Afterward, they sent paperwork into the World Record Academy to be certified. But when the Canadian teams got wind of this newcomer, they found themselves suddenly united. They quickly contested the accomplishment, saying that Portsmouth’s sandwich roll was not continuous.
Gibney—who has since withdrawn his certification paperwork, citing both this wrinkle and the WRA’s $8,000 record registration fee—says he wasn’t aware of this requirement. “We did use 5-foot sections pieced together to make the roll,” he writes in an email, “which is how we thought the others did it from the pictures we saw.”

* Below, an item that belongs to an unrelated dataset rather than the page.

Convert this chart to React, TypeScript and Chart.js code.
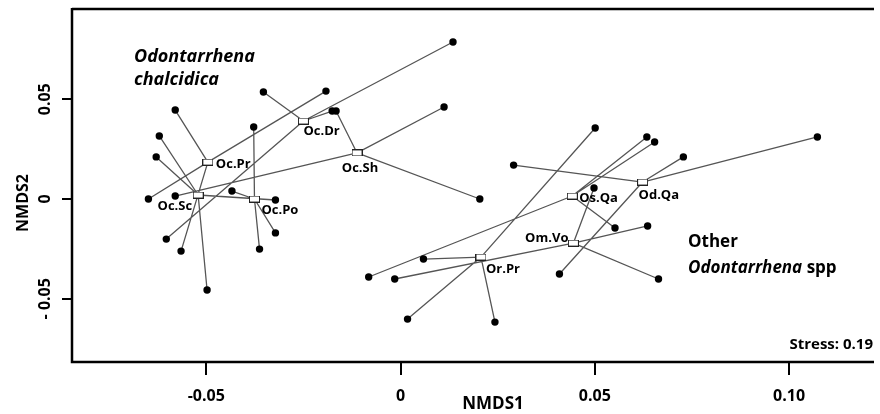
import React, { useEffect, useRef } from "react";
import { Chart, registerables } from "chart.js";

Chart.register(...registerables);

// ---- data ----
const GROUPS = ["Oc.Pr", "Oc.Sc", "Oc.Po", "Oc.Dr", "Oc.Sh", "Or.Pr", "Os.Qa", "Od.Qa", "Om.Vo"];
const CENTROID_X = [-0.0496, -0.0521, -0.0376, -0.025, -0.0112, 0.0207, 0.0442, 0.0623, 0.0445];
const CENTROID_Y = [0.0185, 0.002, 0.0, 0.0391, 0.0231, -0.0291, 0.0015, 0.0085, -0.0221];
const MEMBER_X = [
  [-0.058, -0.0649, -0.0192, -0.0565],
  [-0.0621, -0.0629, -0.0498, -0.0322],
  [-0.0434, -0.0378, -0.0322, -0.0363],
  [-0.0353, 0.0135, -0.0176, -0.0603],
  [-0.0166, 0.0112, 0.0204, -0.058],
  [0.0059, 0.0018, 0.0243, 0.0501],
  [-0.0082, 0.0552, 0.0634, 0.0654],
  [0.0291, 0.0728, 0.1073, 0.0409],
  [-0.0015, 0.0498, 0.0636, 0.0664],
];
const MEMBER_Y = [
  [0.0446, 0.0, 0.0541, -0.0261],
  [0.0316, 0.0211, -0.0456, -0.0005],
  [0.004, 0.0361, -0.017, -0.0251],
  [0.0536, 0.0787, 0.0441, -0.0201],
  [0.0441, 0.0461, 0.0, 0.0015],
  [-0.0301, -0.0602, -0.0617, 0.0356],
  [-0.0391, -0.0145, 0.0311, 0.0286],
  [0.017, 0.0211, 0.0311, -0.0376],
  [-0.0401, 0.0055, -0.0135, -0.0401],
];
const X_TICKS = [-0.05, 0, 0.05, 0.1];
const X_TICK_LABELS = ["-0.05", "0", "0.05", "0.10"];
const Y_TICKS = [0.05, 0, -0.05];
const Y_TICK_LABELS = ["0.05", "0", "- 0.05"];
const X_TITLE = "NMDS1";
const Y_TITLE = "NMDS2";
const STRESS_TEXT = "Stress: 0.19";

// label placement (pixel offsets from centroid, alignment)
const LABEL_PLACEMENT: Record<string, [number, number, CanvasTextAlign]> = {
  "Oc.Pr": [8, 2, "left"],
  "Oc.Sc": [-6, 11, "right"],
  "Oc.Po": [7, 11, "left"],
  "Oc.Dr": [0, 10, "left"],
  "Oc.Sh": [3, 15, "center"],
  "Or.Pr": [5, 12, "left"],
  "Os.Qa": [7, 2, "left"],
  "Od.Qa": [-4, 13, "left"],
  "Om.Vo": [-5, -5, "right"],
};

const FONT = "'Open Sans', 'Liberation Sans', sans-serif";

export default function App() {
  const ref = useRef<HTMLCanvasElement | null>(null);

  useEffect(() => {
    const canvas = ref.current;
    if (!canvas) return;

    const lineData: any[] = [];
    const memberData: any[] = [];
    const centroidData: any[] = [];
    GROUPS.forEach((g, gi) => {
      centroidData.push({ x: CENTROID_X[gi], y: CENTROID_Y[gi] });
      MEMBER_X[gi].forEach((mx, mi) => {
        const my = MEMBER_Y[gi][mi];
        memberData.push({ x: mx, y: my });
        lineData.push({ x: CENTROID_X[gi], y: CENTROID_Y[gi] });
        lineData.push({ x: mx, y: my });
        lineData.push({ x: mx, y: null });
      });
    });

    const box = document.createElement("canvas");
    box.width = 11;
    box.height = 7;
    const bctx = box.getContext("2d")!;
    bctx.fillStyle = "#fff";
    bctx.fillRect(0, 0, 11, 7);
    bctx.strokeStyle = "#222";
    bctx.lineWidth = 1;
    bctx.strokeRect(0.5, 0.5, 10, 6);

    const decor = {
      id: "decor",
      afterDraw(chart: any) {
        const { ctx, chartArea: a } = chart;
        const xs = chart.scales.x;
        const ys = chart.scales.y;
        ctx.save();
        ctx.strokeStyle = "#000";
        ctx.lineWidth = 2.5;
        ctx.beginPath();
        ctx.moveTo(a.left, a.top - 1);
        ctx.lineTo(a.right, a.top - 1);
        ctx.moveTo(a.left, a.top - 2);
        ctx.lineTo(a.left, a.bottom);
        ctx.lineTo(a.right, a.bottom);
        ctx.stroke();

        ctx.lineWidth = 2;
        ctx.beginPath();
        X_TICKS.forEach((v) => {
          const px = Math.round(xs.getPixelForValue(v));
          ctx.moveTo(px, a.bottom);
          ctx.lineTo(px, a.bottom + 13);
        });
        Y_TICKS.forEach((v) => {
          const py = Math.round(ys.getPixelForValue(v));
          ctx.moveTo(a.left - 10, py);
          ctx.lineTo(a.left, py);
        });
        ctx.stroke();

        ctx.fillStyle = "#000";
        ctx.font = `700 16px ${FONT}`;
        ctx.textAlign = "center";
        ctx.textBaseline = "middle";
        X_TICKS.forEach((v, i) => {
          ctx.fillText(X_TICK_LABELS[i], xs.getPixelForValue(v), 396);
        });
        Y_TICKS.forEach((v, i) => {
          ctx.save();
          ctx.translate(45, ys.getPixelForValue(v));
          ctx.rotate(-Math.PI / 2);
          ctx.fillText(Y_TICK_LABELS[i], 0, 0);
          ctx.restore();
        });

        ctx.font = `700 17px ${FONT}`;
        ctx.fillText(X_TITLE, 493, 404);
        ctx.font = `700 16px ${FONT}`;
        ctx.save();
        ctx.translate(23, 203);
        ctx.rotate(-Math.PI / 2);
        ctx.fillText(Y_TITLE, 0, 0);
        ctx.restore();

        // centroid labels
        ctx.font = `700 13px ${FONT}`;
        GROUPS.forEach((g, gi) => {
          const [dx, dy, al] = LABEL_PLACEMENT[g];
          ctx.textAlign = al;
          ctx.fillText(g, xs.getPixelForValue(CENTROID_X[gi]) + dx, ys.getPixelForValue(CENTROID_Y[gi]) + dy);
        });

        // group annotations
        ctx.textAlign = "left";
        ctx.font = `italic 700 18px ${FONT}`;
        ctx.fillText("Odontarrhena", 134, 57);
        ctx.fillText("chalcidica", 134, 80);
        ctx.font = `700 17px ${FONT}`;
        ctx.fillText("Other", 688, 242);
        ctx.font = `italic 700 17px ${FONT}`;
        ctx.fillText("Odontarrhena", 688, 268);
        const w = ctx.measureText("Odontarrhena").width;
        ctx.font = `700 17px ${FONT}`;
        ctx.fillText(" spp", 688 + w, 268);

        ctx.font = `700 15px ${FONT}`;
        ctx.textAlign = "right";
        ctx.fillText(STRESS_TEXT, 873, 345);
        ctx.restore();
      },
    };

    const chart = new Chart(canvas, {
      type: "scatter",
      data: {
        datasets: [
          {
            data: centroidData,
            pointStyle: box as any,
            pointRadius: 5,
            order: 0,
          },
          {
            data: memberData,
            pointRadius: 3.7,
            backgroundColor: "#000",
            borderWidth: 0,
            order: 1,
          },
          {
            data: lineData,
            showLine: true,
            spanGaps: false,
            borderColor: "#555",
            borderWidth: 1.3,
            pointRadius: 0,
            order: 2,
          } as any,
        ],
      },
      options: {
        responsive: false,
        animation: false,
        devicePixelRatio: 1,
        layout: { padding: { left: 72, top: 10, right: 0, bottom: 52 } },
        plugins: { legend: { display: false }, tooltip: { enabled: false } },
        scales: {
          x: { type: "linear", display: false, min: -0.08457, max: 0.12187 },
          y: { type: "linear", display: false, min: -0.0817, max: 0.09474 },
        },
      },
      plugins: [decor],
    });
    return () => chart.destroy();
  }, []);

  return (
    <div style={{ position: "fixed", left: 0, top: 0, width: 880, height: 414, background: "#fff" }}>
      <canvas ref={ref} width={880} height={414} style={{ display: "block" }} />
    </div>
  );
}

But he also says he’s figured out the roll-making trick, and that Canada should watch their backs. “Will we try this again? You bet,” he writes. “Will I have the biggest ever on [public] record? You bet… Good luck to PEI, I hope they smash it!”
As the controversy swirls, Shediac is forging ahead: “We’re still going to do ours,” says Cormier. By now, they have begun mixing, kneading, and shaping the dough; on Wednesday, they’ll lay out the big festival table with however many yards of delicious ‘wich they’ve managed to create. “What we’re trying to do tomorrow is exceed 150 feet,” says Cormier. “But as always, we’ll start by doing the first foot. Where it stops, that’s where it’s going to be.”